• [Prompt]
Return all of the data exactly as written, without the pictures.

• [Information given]
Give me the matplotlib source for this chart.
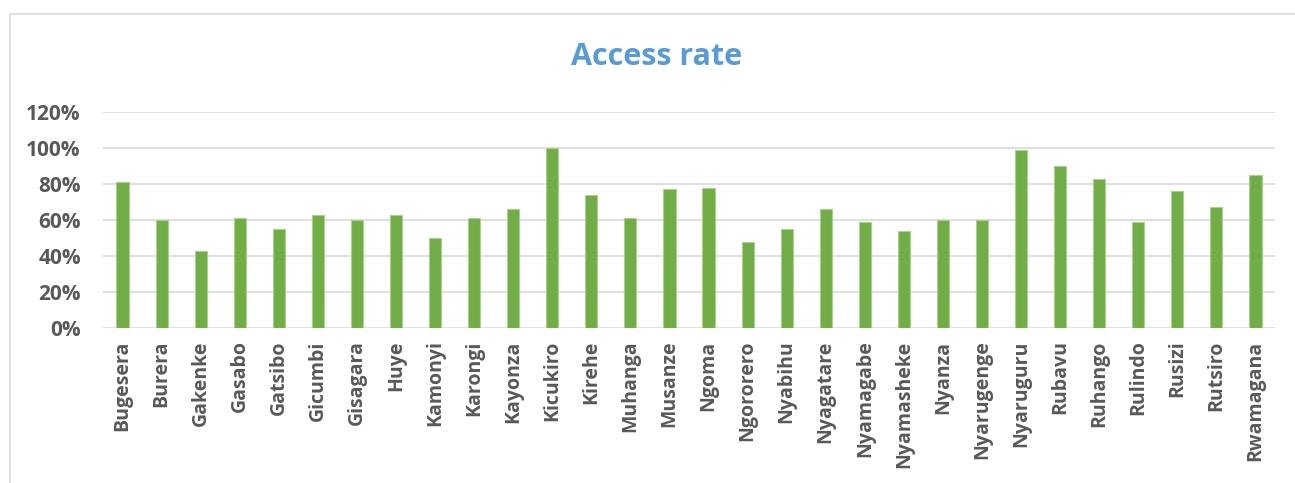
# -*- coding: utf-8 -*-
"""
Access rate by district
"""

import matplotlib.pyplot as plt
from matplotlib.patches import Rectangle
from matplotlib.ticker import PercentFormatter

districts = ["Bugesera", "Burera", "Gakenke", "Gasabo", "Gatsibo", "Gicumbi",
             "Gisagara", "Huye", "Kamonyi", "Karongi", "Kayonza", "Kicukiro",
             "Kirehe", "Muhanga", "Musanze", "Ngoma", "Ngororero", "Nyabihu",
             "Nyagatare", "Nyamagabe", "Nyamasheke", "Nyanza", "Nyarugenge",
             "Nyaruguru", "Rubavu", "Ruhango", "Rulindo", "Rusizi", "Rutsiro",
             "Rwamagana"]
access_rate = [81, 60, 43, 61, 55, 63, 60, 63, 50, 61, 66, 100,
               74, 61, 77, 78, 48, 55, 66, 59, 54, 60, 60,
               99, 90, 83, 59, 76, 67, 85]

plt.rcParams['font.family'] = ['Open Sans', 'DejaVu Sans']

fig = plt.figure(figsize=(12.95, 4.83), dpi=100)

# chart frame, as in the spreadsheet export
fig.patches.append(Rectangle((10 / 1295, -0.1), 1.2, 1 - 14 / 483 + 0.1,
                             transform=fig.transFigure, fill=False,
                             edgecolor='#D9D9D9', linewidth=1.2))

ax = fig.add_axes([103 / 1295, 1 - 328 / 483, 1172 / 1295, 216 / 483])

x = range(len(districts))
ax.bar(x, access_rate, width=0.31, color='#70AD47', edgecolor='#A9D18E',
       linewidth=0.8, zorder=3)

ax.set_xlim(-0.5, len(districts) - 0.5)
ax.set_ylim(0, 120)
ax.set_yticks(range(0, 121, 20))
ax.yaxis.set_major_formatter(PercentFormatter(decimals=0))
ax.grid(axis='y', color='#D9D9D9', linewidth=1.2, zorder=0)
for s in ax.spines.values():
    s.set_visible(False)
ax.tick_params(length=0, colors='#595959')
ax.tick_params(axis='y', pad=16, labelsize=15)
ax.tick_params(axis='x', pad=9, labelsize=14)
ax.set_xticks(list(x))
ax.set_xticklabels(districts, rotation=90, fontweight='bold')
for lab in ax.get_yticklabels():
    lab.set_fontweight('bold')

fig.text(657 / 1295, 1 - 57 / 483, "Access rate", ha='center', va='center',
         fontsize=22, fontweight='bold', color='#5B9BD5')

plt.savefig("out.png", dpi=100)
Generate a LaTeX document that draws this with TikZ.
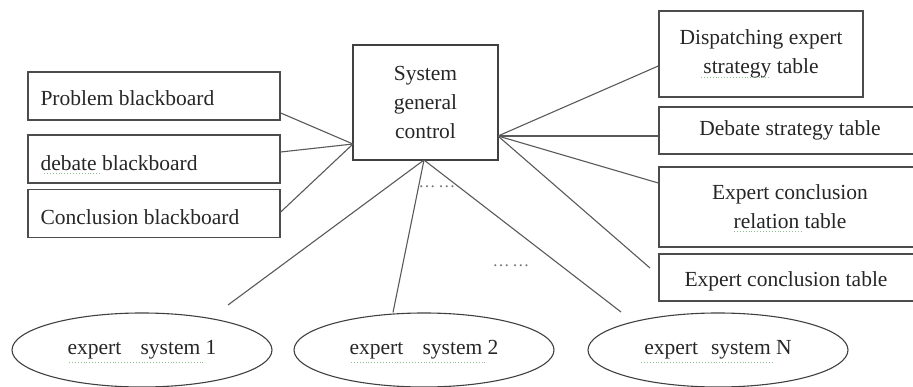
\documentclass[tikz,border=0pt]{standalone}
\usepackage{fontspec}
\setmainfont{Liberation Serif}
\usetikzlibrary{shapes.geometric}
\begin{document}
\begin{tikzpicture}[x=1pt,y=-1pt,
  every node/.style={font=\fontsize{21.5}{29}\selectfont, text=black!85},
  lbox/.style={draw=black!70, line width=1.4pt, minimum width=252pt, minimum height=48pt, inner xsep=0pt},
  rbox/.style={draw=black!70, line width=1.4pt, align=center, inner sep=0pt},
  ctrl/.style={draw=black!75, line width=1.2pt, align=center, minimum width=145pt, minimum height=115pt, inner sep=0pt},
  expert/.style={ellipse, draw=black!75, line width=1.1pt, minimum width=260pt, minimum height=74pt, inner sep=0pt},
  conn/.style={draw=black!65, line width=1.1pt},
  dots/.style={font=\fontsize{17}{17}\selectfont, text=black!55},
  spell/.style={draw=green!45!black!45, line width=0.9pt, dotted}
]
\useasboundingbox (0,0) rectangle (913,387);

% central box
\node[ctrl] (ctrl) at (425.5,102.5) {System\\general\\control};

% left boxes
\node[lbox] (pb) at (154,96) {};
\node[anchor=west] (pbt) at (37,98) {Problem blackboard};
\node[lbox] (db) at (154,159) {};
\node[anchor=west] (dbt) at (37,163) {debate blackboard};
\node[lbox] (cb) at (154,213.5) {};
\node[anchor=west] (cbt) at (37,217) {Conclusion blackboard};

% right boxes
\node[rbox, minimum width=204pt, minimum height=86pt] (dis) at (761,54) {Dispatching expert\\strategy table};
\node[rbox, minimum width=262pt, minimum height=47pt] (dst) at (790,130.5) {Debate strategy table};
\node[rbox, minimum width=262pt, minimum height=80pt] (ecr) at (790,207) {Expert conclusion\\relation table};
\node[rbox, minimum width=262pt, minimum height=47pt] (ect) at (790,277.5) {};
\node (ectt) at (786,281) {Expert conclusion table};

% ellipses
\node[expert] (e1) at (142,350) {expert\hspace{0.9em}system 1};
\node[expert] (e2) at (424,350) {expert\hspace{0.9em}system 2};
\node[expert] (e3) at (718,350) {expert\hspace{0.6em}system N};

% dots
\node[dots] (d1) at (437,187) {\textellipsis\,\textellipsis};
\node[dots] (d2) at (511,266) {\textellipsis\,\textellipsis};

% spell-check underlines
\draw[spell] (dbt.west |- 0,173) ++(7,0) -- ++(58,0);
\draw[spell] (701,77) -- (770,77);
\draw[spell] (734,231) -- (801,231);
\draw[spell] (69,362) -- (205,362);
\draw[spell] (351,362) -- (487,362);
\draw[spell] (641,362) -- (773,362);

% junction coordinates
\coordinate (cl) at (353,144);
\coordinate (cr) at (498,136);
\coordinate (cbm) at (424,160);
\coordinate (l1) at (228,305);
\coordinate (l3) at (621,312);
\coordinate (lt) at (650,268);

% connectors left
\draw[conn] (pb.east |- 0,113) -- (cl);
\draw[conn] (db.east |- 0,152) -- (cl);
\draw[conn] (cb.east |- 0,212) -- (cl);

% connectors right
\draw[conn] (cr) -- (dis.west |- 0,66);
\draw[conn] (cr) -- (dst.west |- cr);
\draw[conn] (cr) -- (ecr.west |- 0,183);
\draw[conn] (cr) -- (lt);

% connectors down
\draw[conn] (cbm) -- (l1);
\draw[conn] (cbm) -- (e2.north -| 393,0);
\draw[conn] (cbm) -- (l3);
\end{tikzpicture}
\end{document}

• [The answer]
Give me the matplotlib source for this chart.
# -*- coding: utf-8 -*-
"""
Access rate by district
"""

import matplotlib.pyplot as plt
from matplotlib.patches import Rectangle
from matplotlib.ticker import PercentFormatter

districts = ["Bugesera", "Burera", "Gakenke", "Gasabo", "Gatsibo", "Gicumbi",
             "Gisagara", "Huye", "Kamonyi", "Karongi", "Kayonza", "Kicukiro",
             "Kirehe", "Muhanga", "Musanze", "Ngoma", "Ngororero", "Nyabihu",
             "Nyagatare", "Nyamagabe", "Nyamasheke", "Nyanza", "Nyarugenge",
             "Nyaruguru", "Rubavu", "Ruhango", "Rulindo", "Rusizi", "Rutsiro",
             "Rwamagana"]
access_rate = [81, 60, 43, 61, 55, 63, 60, 63, 50, 61, 66, 100,
               74, 61, 77, 78, 48, 55, 66, 59, 54, 60, 60,
               99, 90, 83, 59, 76, 67, 85]

plt.rcParams['font.family'] = ['Open Sans', 'DejaVu Sans']

fig = plt.figure(figsize=(12.95, 4.83), dpi=100)

# chart frame, as in the spreadsheet export
fig.patches.append(Rectangle((10 / 1295, -0.1), 1.2, 1 - 14 / 483 + 0.1,
                             transform=fig.transFigure, fill=False,
                             edgecolor='#D9D9D9', linewidth=1.2))

ax = fig.add_axes([103 / 1295, 1 - 328 / 483, 1172 / 1295, 216 / 483])

x = range(len(districts))
ax.bar(x, access_rate, width=0.31, color='#70AD47', edgecolor='#A9D18E',
       linewidth=0.8, zorder=3)

ax.set_xlim(-0.5, len(districts) - 0.5)
ax.set_ylim(0, 120)
ax.set_yticks(range(0, 121, 20))
ax.yaxis.set_major_formatter(PercentFormatter(decimals=0))
ax.grid(axis='y', color='#D9D9D9', linewidth=1.2, zorder=0)
for s in ax.spines.values():
    s.set_visible(False)
ax.tick_params(length=0, colors='#595959')
ax.tick_params(axis='y', pad=16, labelsize=15)
ax.tick_params(axis='x', pad=9, labelsize=14)
ax.set_xticks(list(x))
ax.set_xticklabels(districts, rotation=90, fontweight='bold')
for lab in ax.get_yticklabels():
    lab.set_fontweight('bold')

fig.text(657 / 1295, 1 - 57 / 483, "Access rate", ha='center', va='center',
         fontsize=22, fontweight='bold', color='#5B9BD5')

plt.savefig("out.png", dpi=100)
Generate a LaTeX document that draws this with TikZ.
\documentclass[tikz,border=0pt]{standalone}
\usepackage{fontspec}
\setmainfont{Liberation Serif}
\usetikzlibrary{shapes.geometric}
\begin{document}
\begin{tikzpicture}[x=1pt,y=-1pt,
  every node/.style={font=\fontsize{21.5}{29}\selectfont, text=black!85},
  lbox/.style={draw=black!70, line width=1.4pt, minimum width=252pt, minimum height=48pt, inner xsep=0pt},
  rbox/.style={draw=black!70, line width=1.4pt, align=center, inner sep=0pt},
  ctrl/.style={draw=black!75, line width=1.2pt, align=center, minimum width=145pt, minimum height=115pt, inner sep=0pt},
  expert/.style={ellipse, draw=black!75, line width=1.1pt, minimum width=260pt, minimum height=74pt, inner sep=0pt},
  conn/.style={draw=black!65, line width=1.1pt},
  dots/.style={font=\fontsize{17}{17}\selectfont, text=black!55},
  spell/.style={draw=green!45!black!45, line width=0.9pt, dotted}
]
\useasboundingbox (0,0) rectangle (913,387);

% central box
\node[ctrl] (ctrl) at (425.5,102.5) {System\\general\\control};

% left boxes
\node[lbox] (pb) at (154,96) {};
\node[anchor=west] (pbt) at (37,98) {Problem blackboard};
\node[lbox] (db) at (154,159) {};
\node[anchor=west] (dbt) at (37,163) {debate blackboard};
\node[lbox] (cb) at (154,213.5) {};
\node[anchor=west] (cbt) at (37,217) {Conclusion blackboard};

% right boxes
\node[rbox, minimum width=204pt, minimum height=86pt] (dis) at (761,54) {Dispatching expert\\strategy table};
\node[rbox, minimum width=262pt, minimum height=47pt] (dst) at (790,130.5) {Debate strategy table};
\node[rbox, minimum width=262pt, minimum height=80pt] (ecr) at (790,207) {Expert conclusion\\relation table};
\node[rbox, minimum width=262pt, minimum height=47pt] (ect) at (790,277.5) {};
\node (ectt) at (786,281) {Expert conclusion table};

% ellipses
\node[expert] (e1) at (142,350) {expert\hspace{0.9em}system 1};
\node[expert] (e2) at (424,350) {expert\hspace{0.9em}system 2};
\node[expert] (e3) at (718,350) {expert\hspace{0.6em}system N};

% dots
\node[dots] (d1) at (437,187) {\textellipsis\,\textellipsis};
\node[dots] (d2) at (511,266) {\textellipsis\,\textellipsis};

% spell-check underlines
\draw[spell] (dbt.west |- 0,173) ++(7,0) -- ++(58,0);
\draw[spell] (701,77) -- (770,77);
\draw[spell] (734,231) -- (801,231);
\draw[spell] (69,362) -- (205,362);
\draw[spell] (351,362) -- (487,362);
\draw[spell] (641,362) -- (773,362);

% junction coordinates
\coordinate (cl) at (353,144);
\coordinate (cr) at (498,136);
\coordinate (cbm) at (424,160);
\coordinate (l1) at (228,305);
\coordinate (l3) at (621,312);
\coordinate (lt) at (650,268);

% connectors left
\draw[conn] (pb.east |- 0,113) -- (cl);
\draw[conn] (db.east |- 0,152) -- (cl);
\draw[conn] (cb.east |- 0,212) -- (cl);

% connectors right
\draw[conn] (cr) -- (dis.west |- 0,66);
\draw[conn] (cr) -- (dst.west |- cr);
\draw[conn] (cr) -- (ecr.west |- 0,183);
\draw[conn] (cr) -- (lt);

% connectors down
\draw[conn] (cbm) -- (l1);
\draw[conn] (cbm) -- (e2.north -| 393,0);
\draw[conn] (cbm) -- (l3);
\end{tikzpicture}
\end{document}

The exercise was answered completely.